If the agency moves forward and delivers a formal RIF notice to the union, this opens up what is known as “expedited bargaining,” which can go on for 90 days. When an agreement over the RIF cannot be made, the collective bargaining agreement outlines an impasses procedure. If either party is unsatisfied by a neutral factfinder’s decision, they can also “pursue the dispute through the statutory process.”

Then, after negotiating with the union on how the RIF will impact employees, the employer must implement strategies to minimize the impact on the agency. This is a big problem when the objective of the Trump administration to substantially reduce the size and scope of the federal government in order to make it more efficient, effective and accountable.

It is not just federal employee union collective bargaining agreements that are an obstacle to reforming the federal government. The mere presence of the union at the Patent Trial and Appeal Board (PTAB), a part of the U.S. Patent and Trademark Office, contributed to massive government waste.

An Inspector General report documents the practice of paralegals at the PATB charging over half their work hours to the billing code “Other Time.” A senior manager deemed the pay code as the “I don’t have work but I’m going to get paid” code.

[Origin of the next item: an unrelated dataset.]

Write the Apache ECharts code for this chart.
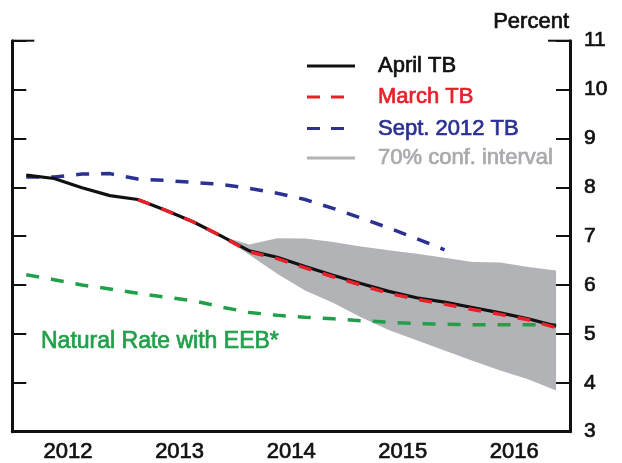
<!DOCTYPE html>
<html>
<head>
<meta charset="utf-8">
<script src="https://cdn.jsdelivr.net/npm/echarts@6.0.0/dist/echarts.min.js"></script>
<style>
  html, body { margin: 0; padding: 0; background: #fff; }
  #chart { width: 622px; height: 463px; }
</style>
</head>
<body>
<div id="chart"></div>
<script>
  "use strict";

  // quarters 2012Q1 .. 2016Q4
  const quarters = [
    "2012Q1", "2012Q2", "2012Q3", "2012Q4",
    "2013Q1", "2013Q2", "2013Q3", "2013Q4",
    "2014Q1", "2014Q2", "2014Q3", "2014Q4",
    "2015Q1", "2015Q2", "2015Q3", "2015Q4",
    "2016Q1", "2016Q2", "2016Q3", "2016Q4",
  ];
  const years = ["2012", "2013", "2014", "2015", "2016"];

  const aprilTB = [8.25, 8.18, 7.99, 7.83, 7.75, 7.53, 7.29, 7.00, 6.70, 6.57,
    6.38, 6.20, 6.03, 5.87, 5.74, 5.65, 5.54, 5.43, 5.31, 5.16];
  const marchTB = [null, null, null, null, 7.75, 7.53, 7.29, 7.00, 6.68, 6.54,
    6.35, 6.17, 6.00, 5.83, 5.71, 5.61, 5.50, 5.40, 5.29, 5.13];
  const sept2012TB = [8.21, 8.21, 8.27, 8.28, 8.17, 8.14, 8.10, 8.06, 7.98, 7.88,
    7.75, 7.57, 7.37, 7.17, 6.95, 6.72, null, null, null, null];
  const naturalRate = [6.21, 6.11, 6.00, 5.92, 5.83, 5.75, 5.68, 5.55, 5.44, 5.38,
    5.34, 5.31, 5.27, 5.24, 5.21, 5.20, 5.19, 5.19, 5.19, 5.19];
  const confLow = [null, null, null, null, null, null, null, 7.00, 6.62, 6.23,
    5.89, 5.64, 5.34, 5.08, 4.87, 4.66, 4.45, 4.25, 4.07, 3.84];
  const confHigh = [null, null, null, null, null, null, null, 7.00, 6.83, 6.96,
    6.95, 6.88, 6.79, 6.71, 6.64, 6.56, 6.47, 6.46, 6.37, 6.30];

  const FONT = "'Liberation Sans', Arial, Helvetica, sans-serif";
  const C = {
    april: "#111111",
    march: "#e8202a",
    sept: "#2b3192",
    natural: "#21a04a",
    band: "#b2b3b7",
    bandText: "#a9aaad",
  };
  const THICK = 0.7; // slight outline to get the medium text weight of the original

  // plot frame
  const G = { left: 12.3, right: 52, top: 40.7, bottom: 31.3 };
  const W = 622;
  const gx0 = G.left, gx1 = W - G.right, gy0 = G.top;

  const confWidth = confHigh.map((v, i) =>
    v == null || confLow[i] == null ? null : +(v - confLow[i]).toFixed(3));

  const chart = echarts.init(document.getElementById("chart"), null, { renderer: "canvas" });

  function txt(x, y, text, color, size, align) {
    return {
      type: "text", x: x, y: y,
      style: {
        text: text, fill: color, font: size + "px " + FONT,
        align: align || "left", verticalAlign: "middle",
        stroke: color, lineWidth: THICK,
      },
    };
  }

  // legend rows (line sample + label)
  const legendRows = [
    { y: 66, name: "April TB", color: C.april, dash: null, text: C.april },
    { y: 97, name: "March TB", color: C.march, dash: [13, 11], text: C.march },
    { y: 128.5, name: "Sept. 2012 TB", color: C.sept, dash: [13, 11], text: C.sept },
    { y: 158, name: "70% conf. interval", color: C.band, dash: null, text: C.bandText },
  ];
  const legendGraphic = [];
  legendRows.forEach((r) => {
    legendGraphic.push({
      type: "line",
      shape: { x1: 307, y1: r.y, x2: r.dash ? 345 : 355, y2: r.y },
      style: { stroke: r.color, lineWidth: 3, lineDash: r.dash || null },
    });
    legendGraphic.push(txt(378, r.y, r.name, r.text, 22));
  });

  const lineBase = { type: "line", symbol: "none", xAxisIndex: 0, yAxisIndex: 0, connectNulls: false };

  chart.setOption({
    animation: false,
    backgroundColor: "#fff",
    grid: { left: G.left, right: G.right, top: G.top, bottom: G.bottom },
    xAxis: [
      {
        type: "category",
        data: quarters,
        boundaryGap: true,
        position: "bottom",
        axisLine: { lineStyle: { color: "#111", width: 3 } },
        axisTick: { inside: true, length: 8, interval: 0, lineStyle: { color: "#111", width: 2 } },
        axisLabel: { show: false },
        splitLine: { show: false },
      },
      {
        type: "category",
        data: years,
        boundaryGap: true,
        position: "bottom",
        axisLine: { show: false },
        axisTick: { inside: true, length: 19, interval: 0, lineStyle: { color: "#111", width: 2.5 } },
        axisLabel: {
          show: true, interval: 0, margin: 9, fontSize: 22,
          color: "#111", fontFamily: FONT, textBorderColor: "#111", textBorderWidth: THICK,
        },
        splitLine: { show: false },
      },
    ],
    yAxis: [
      {
        type: "value",
        position: "right",
        min: 3, max: 11, interval: 1,
        axisLine: { show: true, lineStyle: { color: "#111", width: 3 } },
        axisTick: { show: true, inside: true, length: 14, lineStyle: { color: "#111", width: 2 } },
        axisLabel: {
          margin: 14, fontSize: 21, color: "#111", fontFamily: FONT,
          textBorderColor: "#111", textBorderWidth: THICK,
        },
        splitLine: { show: false },
      },
      {
        type: "value",
        position: "left",
        min: 3, max: 11, interval: 1,
        axisLine: { show: true, lineStyle: { color: "#111", width: 3 } },
        axisTick: { show: true, inside: true, length: 14, lineStyle: { color: "#111", width: 2 } },
        axisLabel: { show: false },
        splitLine: { show: false },
      },
    ],
    series: [
      Object.assign({}, lineBase, {
        name: "confLow",
        stack: "band",
        data: confLow,
        lineStyle: { width: 0, opacity: 0 },
        z: 1,
      }),
      Object.assign({}, lineBase, {
        name: "70% conf. interval",
        stack: "band",
        data: confWidth,
        lineStyle: { width: 0, opacity: 0 },
        areaStyle: { color: C.band, opacity: 1 },
        z: 1,
      }),
      Object.assign({}, lineBase, {
        name: "Natural Rate with EEB*",
        data: naturalRate,
        lineStyle: { color: C.natural, width: 3.5, type: [13, 12] },
        z: 3,
      }),
      Object.assign({}, lineBase, {
        name: "Sept. 2012 TB",
        data: sept2012TB,
        lineStyle: { color: C.sept, width: 3.5, type: [13, 12] },
        z: 3,
      }),
      Object.assign({}, lineBase, {
        name: "April TB",
        data: aprilTB,
        lineStyle: { color: C.april, width: 3.2 },
        z: 4,
      }),
      Object.assign({}, lineBase, {
        name: "March TB",
        data: marchTB,
        lineStyle: { color: C.march, width: 3.5, type: [13, 12] },
        z: 5,
      }),
    ],
    graphic: [
      // longer cap ticks at the top of both vertical axes
      { type: "line", shape: { x1: gx0, y1: gy0, x2: gx0 + 22, y2: gy0 }, style: { stroke: "#111", lineWidth: 2 } },
      { type: "line", shape: { x1: gx1 - 22, y1: gy0, x2: gx1, y2: gy0 }, style: { stroke: "#111", lineWidth: 2 } },
      txt(gx1 - 1, 22, "Percent", "#111", 22, "right"),
      txt(41, 341.5, "Natural Rate with EEB*", C.natural, 23),
    ].concat(legendGraphic),
  });
</script>
</body>
</html>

Management should have addressed this waste, but agency managers did not, in part, because they understood the union collective bargaining to allow this practice and feared “being subject to [Equal Employment Opportunity Commission] or union complaints for attempting to address the ‘Other Time’ issues.”

Collective bargaining negotiations by itself have been known to run up the cost of operating an agency. For over a decade, the inspector general at the Office of Inspector General at the Department of Transportation has documented how the Federal Aviation Administrator (FAA) has failed to effectively manage or control costs associated with Air Traffic Controller mid-term bargaining agreements.

Here are some of the highlights of the reports:

  • According ot the 2009 Inspector General  report: in 2003 we identified hundreds of negotiated [memoranda of understanding] that resulted in $23 million in overtime costs, $1.8 million in cash awards, $30 million in additional salary incentives, and 65,000 hours in time-off awards;
  • According to 2014 Inspector General report: FAA negotiated a [memorandum of understanding] increasing pay at three air traffic control towers located within the New York metropolitan area based on an increase in air traffic at LaGuardia airport. This agreement resulted in $1.3 million in back pay and $16 million in additional pay over 10 years;
  • According to 2014 Inspector General report: facility’s air traffic manager at the Washington Air Route Traffic Control Center negotiated an agreement providing 40-hour time off awards to about 440 employees for completing a required airspace redesign. The budget analysis conducted by the facility manager indicated the agreement would be cost effective. During the period covered by this agreement, the FAA incurred almost $2 million in additional salaries and benefits and over $5 million dollars in extra overtime—even though the time controllers spent controlling traffic and performing other duties did not change significantly.

It is easy to see how it is difficult to manage mid-term bargaining. Normally, federal employee collective bargaining agreements require mid-term bargaining any time management exercises its statutory right to initiate changes that affect employees’ work conditions. These collective bargaining provisions make swift changes to the federal bureaucracy impossible. For example, in the contract between the Social Security Administration and American Federation of Government Employees, the union has the right to negotiate any management changes at four different levels—National level, National Component Level, Regional, and Installation Level. And negotiations do not begin until 30 calendar days after the union receives management’s notice of a change.

There are many other wasteful and inefficient provisions in collective bargaining agreements. Like the Transportation Security Administration collective bargaining agreement gives cash rewards to employees who show up for work (Article 2, Section C1) and consider union employees for award recognition who engage in “operational challenges such as same-sex gender pat-downs.” (Article 2, Section E). And, of course, there is union official time, where taxpayers fund federal employees to perform union business instead of their civic duties, which costs over $100 million annually.

But these inefficient and wasteful provisions in union contracts should not be surprising. Federal employee unions, like all government unions, generally lobby for and negotiate collective bargaining agreements that call for more government spending. This is because bigger government means more public employees which means more potential union members and dues payments.

It is commendable that the Trump administration plans to create a better government that serves taxpayers well. But to do so, the power of federal employee unions to interfere with agency management and priority-setting needs to be checked.